• [Exercise task]: Collect every line that includes the string "seaborn".

• [Provided data]:
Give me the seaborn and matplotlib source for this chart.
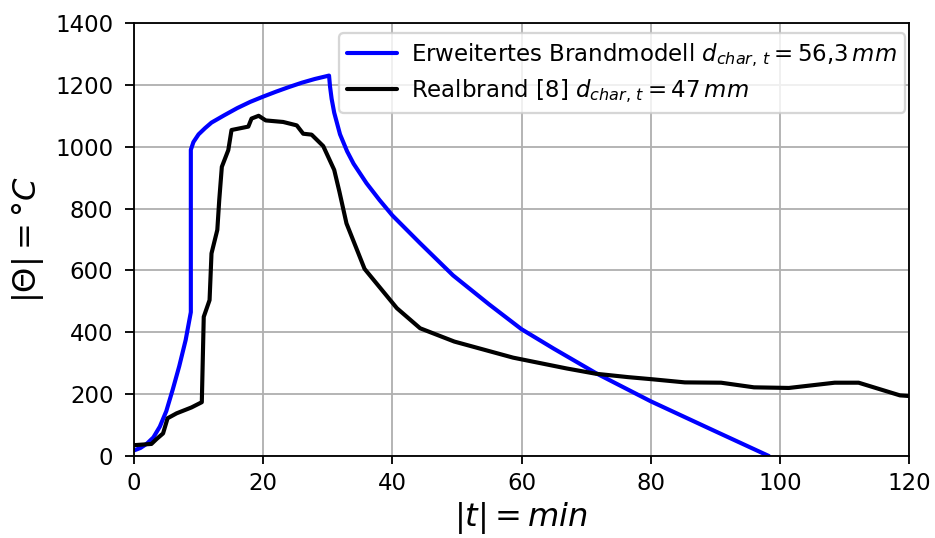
import matplotlib
matplotlib.use("Agg")
import matplotlib.pyplot as plt
import seaborn as sns

# Extended fire model (time in min, gas temperature in °C)
model_t = [0, 1, 2, 3, 4, 5, 6, 7, 8, 8.8, 8.8, 9.2, 10, 11, 12, 14, 16, 18,
           20, 22, 24, 26, 28, 30.2, 30.35, 30.6, 31, 31.9, 33, 34, 36, 38,
           40, 44.3, 49.4, 55, 60, 65, 71.6, 80, 90, 98.3]
model_T = [18, 26, 40, 60, 95, 145, 215, 290, 375, 465, 990, 1015, 1040,
           1060, 1078, 1102, 1125, 1145, 1162, 1178, 1193, 1207, 1219, 1230,
           1195, 1155, 1110, 1040, 985, 945, 882, 828, 778, 688, 584, 490,
           410, 347, 267, 177, 80, 0]

# Measured real fire [8]
real_t = [0, 2.7, 3.5, 4.5, 5.2, 6.6, 8.9, 10.5, 10.8, 11.7, 12.0, 12.9,
          13.2, 13.6, 14.6, 15.1, 17.7, 18.2, 19.3, 20.4, 23.1, 25.2, 26.2,
          27.5, 29.3, 31.0, 31.8, 32.9, 35.7, 40.7, 44.3, 49.6, 58.7, 67.0,
          71.5, 76.5, 80.3, 85.3, 90.9, 96.0, 101.4, 108.5, 112.2, 118.6, 120]
real_T = [35, 39, 55, 73, 122, 138, 157, 174, 450, 504, 655, 731, 828, 935,
          989, 1054, 1065, 1091, 1100, 1085, 1080, 1069, 1042, 1039, 1002,
          925, 855, 752, 605, 478, 413, 370, 318, 283, 266, 255, 248, 238,
          237, 222, 220, 237, 237, 196, 194]

label_model = r"Erweitertes Brandmodell $d_{char,\,t} = 56{,}3\,mm$"
label_real = r"Realbrand [8] $d_{char,\,t} = 47\,mm$"

x_ticks = [0, 20, 40, 60, 80, 100, 120]
y_ticks = [0, 200, 400, 600, 800, 1000, 1200, 1400]

sns.set_style("ticks")
plt.rcParams.update({
    "font.family": ["DejaVu Sans"],
    "mathtext.fontset": "dejavusans",
    "font.size": 10,
    "text.color": "black",
    "axes.labelcolor": "black",
    "axes.edgecolor": "black",
    "axes.linewidth": 0.8,
    "xtick.color": "black",
    "ytick.color": "black",
    "xtick.major.size": 3.5,
    "ytick.major.size": 4,
    "xtick.major.width": 0.8,
    "ytick.major.width": 0.8,
    "ytick.major.pad": 5,
    "xtick.labelsize": 10,
    "ytick.labelsize": 10,
    "grid.color": "#b0b0b0",
    "grid.linewidth": 0.8,
})

fig = plt.figure(figsize=(935 / 165, 538 / 165), dpi=165)
ax = fig.add_axes([134 / 935, 1 - 456 / 538, (909 - 134) / 935, (456 - 23) / 538])

sns.lineplot(x=model_t, y=model_T, sort=False, estimator=None,
             color="#0000ff", linewidth=1.8, label=label_model, ax=ax)
sns.lineplot(x=real_t, y=real_T, sort=False, estimator=None,
             color="black", linewidth=1.8, label=label_real, ax=ax)

ax.set_xlim(0, 120)
ax.set_ylim(0, 1400)
ax.set_xticks(x_ticks)
ax.set_yticks(y_ticks)
ax.grid(True)
ax.set_axisbelow(True)
ax.set_xlabel(r"$|t| = min$", fontsize=14, labelpad=2)
ax.set_ylabel(r"$|\Theta| = °C$", fontsize=14)
for s in ax.spines.values():
    s.set_visible(True)

ax.legend(loc="upper right", bbox_to_anchor=(0.995, 0.977), borderaxespad=0,
          fontsize=10, framealpha=0.8, edgecolor="0.8", fancybox=True,
          labelspacing=0.35, handlelength=2.2, handletextpad=0.6,
          borderpad=0.35)

fig.savefig("out.png", dpi=165)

• [Complete response]:
Give me the seaborn and matplotlib source for this chart.
import seaborn as sns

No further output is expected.